**DATA PROVIDED**
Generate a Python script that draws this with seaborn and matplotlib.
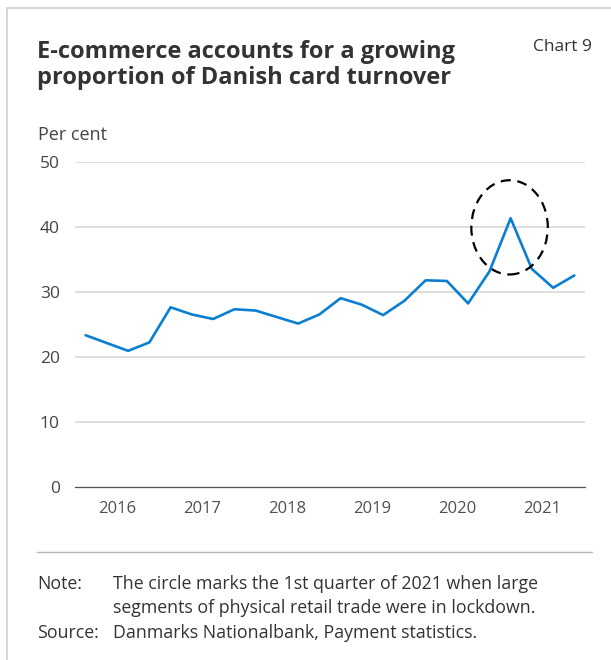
import matplotlib
matplotlib.use("Agg")
import matplotlib.pyplot as plt
from matplotlib.patches import Ellipse
from matplotlib.lines import Line2D
import seaborn as sns
import pandas as pd
import numpy as np

# Quarterly e-commerce share of Danish card turnover, 2016 Q1 - 2021 Q4
years = ["2016", "2017", "2018", "2019", "2020", "2021"]
quarters = ["Q1", "Q2", "Q3", "Q4"]
share = [23.3, 22.1, 20.9, 22.2,
         27.6, 26.5, 25.8, 27.3,
         27.1, 26.1, 25.1, 26.5,
         29.0, 28.0, 26.4, 28.6,
         31.75, 31.65, 28.2, 33.1,
         41.3, 33.5, 30.6, 32.5]
y_ticks = [0, 10, 20, 30, 40, 50]

labels = [f"{y} {q}" for y in years for q in quarters]
df = pd.DataFrame({"period": labels, "pos": np.arange(len(labels)), "share": share})

sns.set_theme(style="white")
plt.rcParams["font.family"] = ["Open Sans", "DejaVu Sans"]

W, H = 611, 660
fig = plt.figure(figsize=(W / 100, H / 100), dpi=100)
fig.patch.set_facecolor("white")

def fx(px):
    return px / W

def fy(py):
    return 1 - py / H

ax = fig.add_axes([fx(75), fy(486.7), fx(585) - fx(75), fy(161.7) - fy(486.7)])
ax.set_facecolor("white")

blue = "#0a7fd2"
sns.lineplot(data=df, x="pos", y="share", ax=ax, color=blue, linewidth=1.9,
             clip_on=False, zorder=3)

ax.set_xlim(-0.5, len(labels) - 0.5)
ax.set_ylim(0, 50)

# horizontal grid
for v in y_ticks[1:]:
    ax.axhline(v, color="#d4d4d4", linewidth=1.1, zorder=1)

for s in ["top", "right", "left"]:
    ax.spines[s].set_visible(False)
ax.spines["bottom"].set_color("#555555")
ax.spines["bottom"].set_linewidth(0.9)

ax.set_yticks(y_ticks)
ax.set_yticklabels([str(v) for v in y_ticks])
ax.tick_params(axis="y", length=0, pad=11, labelsize=12.5, labelcolor="#444444")

# year boundaries as ticks, year names centred between them
ax.set_xticks(np.arange(-0.5, len(labels), 4))
ax.set_xticklabels([])
ax.tick_params(axis="x", direction="in", length=4.5, width=0.9, color="#555555")
for i, yr in enumerate(years):
    ax.text(i * 4 + 1.5, -3.4, yr, ha="center", va="center", fontsize=12,
            color="#505050", transform=ax.transData)
ax.set_xlabel("")
ax.set_ylabel("")

# dashed circle around 2021 Q1
ax.add_patch(Ellipse((19.95, 39.9), width=3.6, height=14.5, fill=False,
                     edgecolor="black", linewidth=1.6, linestyle=(0, (4.5, 3)),
                     zorder=4, clip_on=False))

# texts
fig.text(fx(37), fy(57.5), "E-commerce accounts for a growing",
         ha="left", va="baseline", fontsize=17, fontweight="bold", color="#333333")
fig.text(fx(37), fy(84.5), "proportion of Danish card turnover",
         ha="left", va="baseline", fontsize=17, fontweight="bold", color="#333333")
fig.text(fx(592), fy(47), "Chart 9", ha="right", va="center", fontsize=12.5, color="#333333")
fig.text(fx(38), fy(140.5), "Per cent", ha="left", va="baseline", fontsize=13, color="#444444")

note_size = 12.8
fig.text(fx(37), fy(584), "Note:", ha="left", va="center", fontsize=note_size, color="#333333")
fig.text(fx(113), fy(584), "The circle marks the 1st quarter of 2021 when large",
         ha="left", va="center", fontsize=note_size, color="#333333")
fig.text(fx(113), fy(608), "segments of physical retail trade were in lockdown.",
         ha="left", va="center", fontsize=note_size, color="#333333")
fig.text(fx(37), fy(633), "Source:", ha="left", va="center", fontsize=note_size, color="#333333")
fig.text(fx(113), fy(633), "Danmarks Nationalbank, Payment statistics.",
         ha="left", va="center", fontsize=note_size, color="#333333")

# separator and frame lines
fig.add_artist(Line2D([fx(37), fx(592)], [fy(552), fy(552)], color="#b5b5b5", linewidth=1.0))
fig.add_artist(Line2D([fx(7), fx(611)], [fy(8), fy(8)], color="#cfcfcf", linewidth=1.2))
fig.add_artist(Line2D([fx(7), fx(7)], [fy(8), fy(660)], color="#cfcfcf", linewidth=1.2))

fig.savefig("out.png", dpi=100, facecolor="white")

**PROBLEM DETAILS**
Go through the listing above and write it out again exactly, dropping the pictures.

**RESULT FOR THIS TASK**
Generate a Python script that draws this with seaborn and matplotlib.
import matplotlib
matplotlib.use("Agg")
import matplotlib.pyplot as plt
from matplotlib.patches import Ellipse
from matplotlib.lines import Line2D
import seaborn as sns
import pandas as pd
import numpy as np

# Quarterly e-commerce share of Danish card turnover, 2016 Q1 - 2021 Q4
years = ["2016", "2017", "2018", "2019", "2020", "2021"]
quarters = ["Q1", "Q2", "Q3", "Q4"]
share = [23.3, 22.1, 20.9, 22.2,
         27.6, 26.5, 25.8, 27.3,
         27.1, 26.1, 25.1, 26.5,
         29.0, 28.0, 26.4, 28.6,
         31.75, 31.65, 28.2, 33.1,
         41.3, 33.5, 30.6, 32.5]
y_ticks = [0, 10, 20, 30, 40, 50]

labels = [f"{y} {q}" for y in years for q in quarters]
df = pd.DataFrame({"period": labels, "pos": np.arange(len(labels)), "share": share})

sns.set_theme(style="white")
plt.rcParams["font.family"] = ["Open Sans", "DejaVu Sans"]

W, H = 611, 660
fig = plt.figure(figsize=(W / 100, H / 100), dpi=100)
fig.patch.set_facecolor("white")

def fx(px):
    return px / W

def fy(py):
    return 1 - py / H

ax = fig.add_axes([fx(75), fy(486.7), fx(585) - fx(75), fy(161.7) - fy(486.7)])
ax.set_facecolor("white")

blue = "#0a7fd2"
sns.lineplot(data=df, x="pos", y="share", ax=ax, color=blue, linewidth=1.9,
             clip_on=False, zorder=3)

ax.set_xlim(-0.5, len(labels) - 0.5)
ax.set_ylim(0, 50)

# horizontal grid
for v in y_ticks[1:]:
    ax.axhline(v, color="#d4d4d4", linewidth=1.1, zorder=1)

for s in ["top", "right", "left"]:
    ax.spines[s].set_visible(False)
ax.spines["bottom"].set_color("#555555")
ax.spines["bottom"].set_linewidth(0.9)

ax.set_yticks(y_ticks)
ax.set_yticklabels([str(v) for v in y_ticks])
ax.tick_params(axis="y", length=0, pad=11, labelsize=12.5, labelcolor="#444444")

# year boundaries as ticks, year names centred between them
ax.set_xticks(np.arange(-0.5, len(labels), 4))
ax.set_xticklabels([])
ax.tick_params(axis="x", direction="in", length=4.5, width=0.9, color="#555555")
for i, yr in enumerate(years):
    ax.text(i * 4 + 1.5, -3.4, yr, ha="center", va="center", fontsize=12,
            color="#505050", transform=ax.transData)
ax.set_xlabel("")
ax.set_ylabel("")

# dashed circle around 2021 Q1
ax.add_patch(Ellipse((19.95, 39.9), width=3.6, height=14.5, fill=False,
                     edgecolor="black", linewidth=1.6, linestyle=(0, (4.5, 3)),
                     zorder=4, clip_on=False))

# texts
fig.text(fx(37), fy(57.5), "E-commerce accounts for a growing",
         ha="left", va="baseline", fontsize=17, fontweight="bold", color="#333333")
fig.text(fx(37), fy(84.5), "proportion of Danish card turnover",
         ha="left", va="baseline", fontsize=17, fontweight="bold", color="#333333")
fig.text(fx(592), fy(47), "Chart 9", ha="right", va="center", fontsize=12.5, color="#333333")
fig.text(fx(38), fy(140.5), "Per cent", ha="left", va="baseline", fontsize=13, color="#444444")

note_size = 12.8
fig.text(fx(37), fy(584), "Note:", ha="left", va="center", fontsize=note_size, color="#333333")
fig.text(fx(113), fy(584), "The circle marks the 1st quarter of 2021 when large",
         ha="left", va="center", fontsize=note_size, color="#333333")
fig.text(fx(113), fy(608), "segments of physical retail trade were in lockdown.",
         ha="left", va="center", fontsize=note_size, color="#333333")
fig.text(fx(37), fy(633), "Source:", ha="left", va="center", fontsize=note_size, color="#333333")
fig.text(fx(113), fy(633), "Danmarks Nationalbank, Payment statistics.",
         ha="left", va="center", fontsize=note_size, color="#333333")

# separator and frame lines
fig.add_artist(Line2D([fx(37), fx(592)], [fy(552), fy(552)], color="#b5b5b5", linewidth=1.0))
fig.add_artist(Line2D([fx(7), fx(611)], [fy(8), fy(8)], color="#cfcfcf", linewidth=1.2))
fig.add_artist(Line2D([fx(7), fx(7)], [fy(8), fy(660)], color="#cfcfcf", linewidth=1.2))

fig.savefig("out.png", dpi=100, facecolor="white")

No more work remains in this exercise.